I have routines and habits. I have some series I read an issue or two from every day or so (like the Triangle Era of Superman), and then I’ll also just read through an entire TPB’s worth of issues all at once when the mood hits me. I also have several series I read whenever a new issue comes out.
I also find that some reading leads me to want to read other comics, so it can be a huge rabbit hole.
I moved most of my reads that I would otherwise purchase on Comixology to Ultra (basically everything except Superman books and whatever the current DC event is).
There were always books I was curious about but wouldn’t spend money on, I now check those out here and if I like ‘em, I stay with ‘em (Nighwing, DC Mech, Dark Knights of Steel, & others).
Not Ultra reads, but there’s long runs that are gonna take me ages to finish (Superman Triangle Era, JLA). When I’m out of new stuff to read I just pick an issue from those lists.
Most importantly, I realize that just because I have Ultra, it doesn’t mean I have to devour everything it has to offer. At the price I paid, it’s equivalent to buying two new DC books a month. As long as I’m getting more than that out of it, & I get a lot more given what I just listed, than it’s doing its job .
You make a good point! There’s a part of my mind that’s very much a completionist about things, and feels like I need to go back and read characters from the very beginning before jumping into their bigger stories. Fortunately I gave up on that and was reading both the Triangle Era and Rebirth Superman runs at the same time for a while.
This might go without saying, but if something sounds like something you’d like or something you’d find interesting, I’d recommend checking it out. At the end of the day reading comics is a hobby, so you should just have fun with it, and not have to feel pressured to read something that you don’t want to.
I had an obsession when I joined the Marvel app to read every comic they put out (joined over ten years ago). I started with everything 1999-2015, and then I went to everything 1961-1980 until I woke up one day asking myself what I was doing. It had long since stopped being fun.
I then focused on my favorite characters/teams (Wonder Woman and X-Men primarily), and when I am finished up with them I dabble in different series as the urge strikes me.
My new rule is that if I read 3-4 issues of a series and it doesn’t click with me, I’m out. Done are the days of forcing myself to finish something I wasn’t really enjoying. It has made things a lot more relaxed and simple.

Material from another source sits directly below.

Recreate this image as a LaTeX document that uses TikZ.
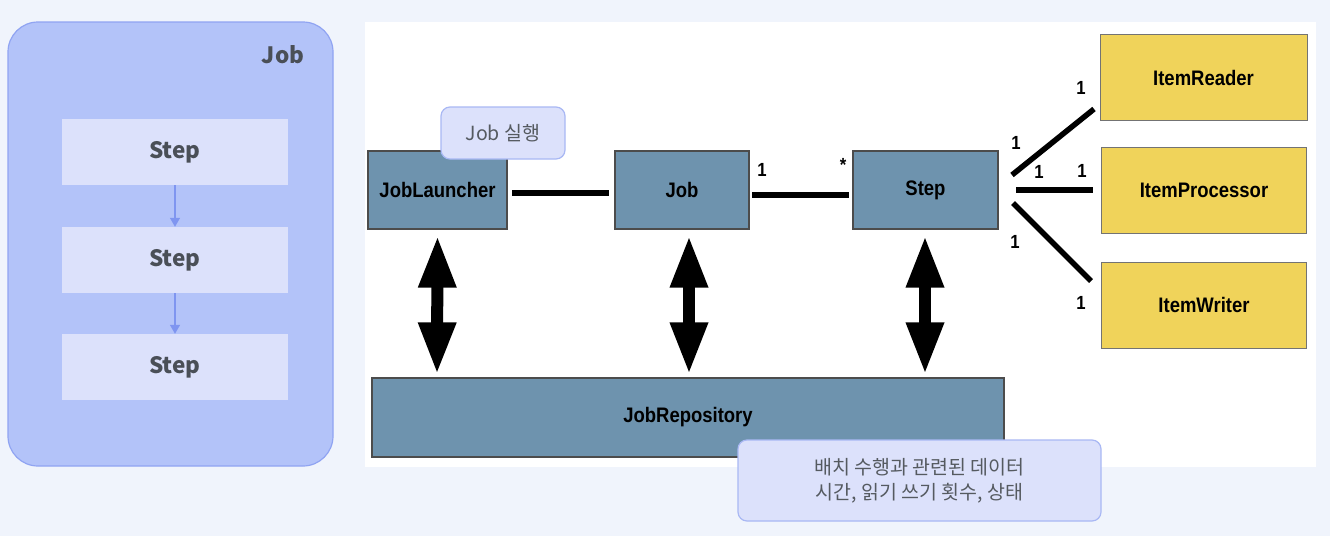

Because of this, I often have no idea who the characters are that are discussed in the forums, or the titles, or especially the tv shows and movies, but I am okay with that. When the discussion swings around to all things Diana, I can contribute at that time. I tend to follow jokes/meme/collecting threads mostly anyway.

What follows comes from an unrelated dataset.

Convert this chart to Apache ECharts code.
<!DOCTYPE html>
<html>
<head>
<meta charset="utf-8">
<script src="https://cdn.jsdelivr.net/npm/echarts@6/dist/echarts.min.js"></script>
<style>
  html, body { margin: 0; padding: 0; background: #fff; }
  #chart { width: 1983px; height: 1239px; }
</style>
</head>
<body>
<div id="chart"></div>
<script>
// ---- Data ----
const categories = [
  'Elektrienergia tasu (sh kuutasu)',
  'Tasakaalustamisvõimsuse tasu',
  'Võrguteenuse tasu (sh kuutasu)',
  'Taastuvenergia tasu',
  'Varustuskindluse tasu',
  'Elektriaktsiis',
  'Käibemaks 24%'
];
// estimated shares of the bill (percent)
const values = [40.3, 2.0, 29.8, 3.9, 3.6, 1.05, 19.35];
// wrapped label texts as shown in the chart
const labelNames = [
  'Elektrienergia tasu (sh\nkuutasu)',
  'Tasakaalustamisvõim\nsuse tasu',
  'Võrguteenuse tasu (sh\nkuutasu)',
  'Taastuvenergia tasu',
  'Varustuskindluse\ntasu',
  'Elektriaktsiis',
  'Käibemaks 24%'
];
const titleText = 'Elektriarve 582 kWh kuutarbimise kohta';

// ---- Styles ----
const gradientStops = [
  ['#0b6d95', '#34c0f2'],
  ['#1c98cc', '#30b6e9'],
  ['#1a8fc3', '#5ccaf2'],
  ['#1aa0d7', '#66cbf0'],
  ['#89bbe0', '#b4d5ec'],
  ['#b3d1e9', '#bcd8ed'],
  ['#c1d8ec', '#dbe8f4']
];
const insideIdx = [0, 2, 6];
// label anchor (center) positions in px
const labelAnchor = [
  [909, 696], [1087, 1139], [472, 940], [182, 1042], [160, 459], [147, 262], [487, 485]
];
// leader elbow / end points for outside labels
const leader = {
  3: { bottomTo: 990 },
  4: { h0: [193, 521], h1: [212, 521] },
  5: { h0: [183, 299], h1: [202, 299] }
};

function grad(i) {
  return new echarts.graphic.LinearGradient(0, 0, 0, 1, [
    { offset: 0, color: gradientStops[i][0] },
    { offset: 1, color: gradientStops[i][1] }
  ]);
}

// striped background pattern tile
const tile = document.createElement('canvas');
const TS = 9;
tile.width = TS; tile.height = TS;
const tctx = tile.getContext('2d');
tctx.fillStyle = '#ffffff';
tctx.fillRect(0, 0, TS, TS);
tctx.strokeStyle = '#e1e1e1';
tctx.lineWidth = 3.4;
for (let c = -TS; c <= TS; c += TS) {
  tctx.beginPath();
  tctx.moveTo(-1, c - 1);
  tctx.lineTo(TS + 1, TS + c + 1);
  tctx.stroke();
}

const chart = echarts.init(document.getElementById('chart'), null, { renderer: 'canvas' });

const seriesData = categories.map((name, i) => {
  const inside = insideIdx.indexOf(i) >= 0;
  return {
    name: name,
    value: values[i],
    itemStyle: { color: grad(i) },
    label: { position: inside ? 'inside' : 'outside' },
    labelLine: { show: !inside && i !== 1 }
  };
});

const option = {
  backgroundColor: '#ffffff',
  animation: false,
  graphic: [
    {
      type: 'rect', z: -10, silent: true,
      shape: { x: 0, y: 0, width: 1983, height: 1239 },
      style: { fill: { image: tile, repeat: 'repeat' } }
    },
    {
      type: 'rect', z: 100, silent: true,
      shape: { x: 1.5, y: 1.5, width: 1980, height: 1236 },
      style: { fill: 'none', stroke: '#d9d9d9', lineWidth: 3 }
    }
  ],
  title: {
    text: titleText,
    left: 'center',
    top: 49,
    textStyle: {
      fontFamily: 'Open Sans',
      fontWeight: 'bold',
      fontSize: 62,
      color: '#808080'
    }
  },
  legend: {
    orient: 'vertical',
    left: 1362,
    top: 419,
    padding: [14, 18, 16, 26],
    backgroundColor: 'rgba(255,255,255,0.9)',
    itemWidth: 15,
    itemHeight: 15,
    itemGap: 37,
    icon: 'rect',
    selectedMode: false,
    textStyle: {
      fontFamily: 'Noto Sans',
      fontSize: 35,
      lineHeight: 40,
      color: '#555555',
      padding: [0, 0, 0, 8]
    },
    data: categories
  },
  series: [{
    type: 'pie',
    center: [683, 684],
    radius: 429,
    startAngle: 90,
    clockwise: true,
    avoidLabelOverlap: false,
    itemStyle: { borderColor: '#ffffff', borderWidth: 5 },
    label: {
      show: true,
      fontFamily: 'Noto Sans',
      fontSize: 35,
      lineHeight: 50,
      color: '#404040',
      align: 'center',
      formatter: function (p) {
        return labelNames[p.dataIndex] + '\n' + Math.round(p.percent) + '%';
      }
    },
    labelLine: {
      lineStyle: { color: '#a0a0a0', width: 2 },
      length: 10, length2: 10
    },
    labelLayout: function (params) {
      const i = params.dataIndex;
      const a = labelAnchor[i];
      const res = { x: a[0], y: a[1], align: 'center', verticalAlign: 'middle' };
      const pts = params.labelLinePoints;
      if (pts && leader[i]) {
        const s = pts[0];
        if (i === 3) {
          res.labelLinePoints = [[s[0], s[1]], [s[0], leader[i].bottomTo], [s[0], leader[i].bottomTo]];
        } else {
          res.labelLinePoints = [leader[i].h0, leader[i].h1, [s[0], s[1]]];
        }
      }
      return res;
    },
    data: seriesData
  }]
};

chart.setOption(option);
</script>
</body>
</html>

And I have found over the years that there aren’t a ton of comics I really want to re-read. The ones I do, I tend to get the collections or omnibuses.
It is funny that at the start of my comics journey the issue was famine, and now the issue is feast. Actually, the issue is more one of guilt at not eating everything at the feast. I also use @moro economics to justify both the cost and the fact that I don’t have to eat everything.
I go at reading several different ways. I concentrate on creators first. Who wrote it and who drew it. That usually is a sign of quality or at least what I like.
I also follow my favorite characters, but I look for the best runs. An example would be the Fantastic Four. Lee/Kirby, Byrne, Waid/Wieringo, and Jonathan Hickman are the four best runs on the title. You can check out the rest out, but it’s not necessary.
I can’t remember exactly who said it (maybe Len Wein?) but to paraphrase “continuity ties your best writer to your worst writer.” You don’t have to read everything! Read the stuff you like!
Finally, I keep an eye out for good reviews or recommendations from people I respect. Tom King’s the Sheriff of Babylon is a good example. Before he blew up I heard good things about Vision and Babylon and they were both good. Now he’s the man.